Inmitten der Restefickrampe - ein eigenwilliger Rahmen. Zuvor habe ich mich erst ein einziges Mal hierher verirrt. Sturztrunken, an Altweiberfastnacht. Doch manchmal heiligt der Zweck auch Orte. Heute ist sie mir nur recht, auch mangels Alternativen. Zu nah ist die Nacht schon den Morgenstunden gekommen. Hier wird ihr Aufschub gewährt, in der Mocambo Bar. Glatzrasierte Stiernacken kauern in Bomberjacken am Tresen. Einige lallen, faseln vor sich hin, dem anderen zugewandt, der abwesend am Bierdeckel knibbelt. Abgehackte Sätze tropfen von tonnenschweren Zungen, zerbrechen auf halbem Weg. Stimmen wie Besetztzeichen. Zerschlissene Gestalten, gemeinsam einsam. Verschwommene Worte durchtorkeln die Rauchschwaden auf dem Weg zum Gegenüber, erreichen sie aber nicht. Lösen sich auf in Bierdunst und Schweiß. Gesichter zerfließen, die Muskeln vom Suff erschlafft. Kerzen flackern auf wackligen Stehtischen. Ein Barbie-Imitat schwankt und kippt sich dadurch Cola-Korn auf ihre großen Brüste. Sie kreischt hysterisch vor Lachen, dabei verschüttet sie den Rest. Am Pissoir klebt Erbrochnes, darüber Klopapiergirlanden.
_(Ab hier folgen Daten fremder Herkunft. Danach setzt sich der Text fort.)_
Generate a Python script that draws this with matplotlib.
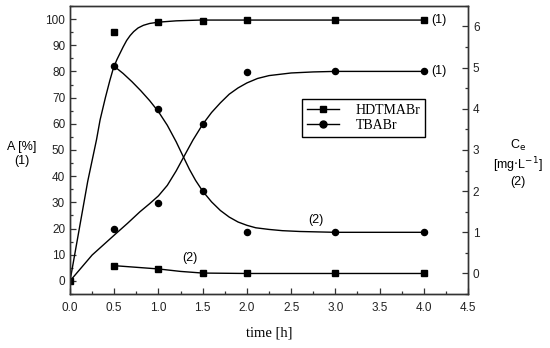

Im Vollrausch der Getränke und Gefühle kreisen vereinzelt Zungen, hier und da wandern auch erkundende und massierende Hände in heimliche Bereiche. Ich sitze nur da, trinke entspannt zwei Bier und schaue zu, ohne mit irgendwem zu sprechen – außer dem Barkeeper beim Bestellen. Noch immer erschöpft von den letzten Tagen mit ihren technischen Wirren, dem steigenden Druck und Herzklabattern. Aber glücklich und erleichtert. Nun, nachdem auch die Medikamente ausgeliefert sind, darf ich auch mit mir selbst darauf anstoßen. Die Stadt draußen schläft längst, auch die Freunde liegen längst unter Daunen im Dunkel. Und so feiere ich mit mir selbst. Gemeinsam gefeiert wird ja noch. Die Puppen werden später tanzen. So lade ich mich selbst auf zwei Bier ein in der einzigen Kneipe, die wochentags um vier Uhr nachts noch geöffnet hat. Eine stille Feier in abgerissenem Rahmen, doch würdig allemal. Um halb sechs radele ich heim. Es regnet. Der erste Regen danach. Er fühlt sich gut an.

22 Wortmeldung(en):

Anonymous Anonym meint...

1. Herzlichen Glühstrumpf, Alter
2. Willkommen in meiner Welt
3. Restefickrampe? Nur nicht abheben

18/8/06 21:01

 
Blogger Oles wirre Welt meint...

1.: Dicksten Dank!
2.: Schöne neue Welt!
3.: Ich hatte mit dem Rest ja nix zu tun. :)

18/8/06 21:04

 
Anonymous Anonym meint...

1. Jetzt kommts dicke für Deutschlands Journalistenkonkurrenz!
2. Nö, ne scheue Welt.
3. Das sagen sie alle:)

18/8/06 21:29

 
Blogger Oles wirre Welt meint...

1.: Das wage ich bislang noch zu bezweifeln (Henri-Nannen-Schule wollte ja schonmal nicht :))
2.: Scheu kann auch schön sein.
3.: Was sollten sie auch sonst sagen?

18/8/06 21:32

 
Anonymous Anonym meint...

1. Solang du nicht auf die Hanni & Nannen Schule willst, wird alles gut.
2. Scheunen-Abend noch wünsch ich
3. Genau das zum Beispiel..

18/8/06 21:35

 
Anonymous Anonym meint...

denn prost. du hast es dir verdient. aber doch sicher mehr, als restef***en, oder?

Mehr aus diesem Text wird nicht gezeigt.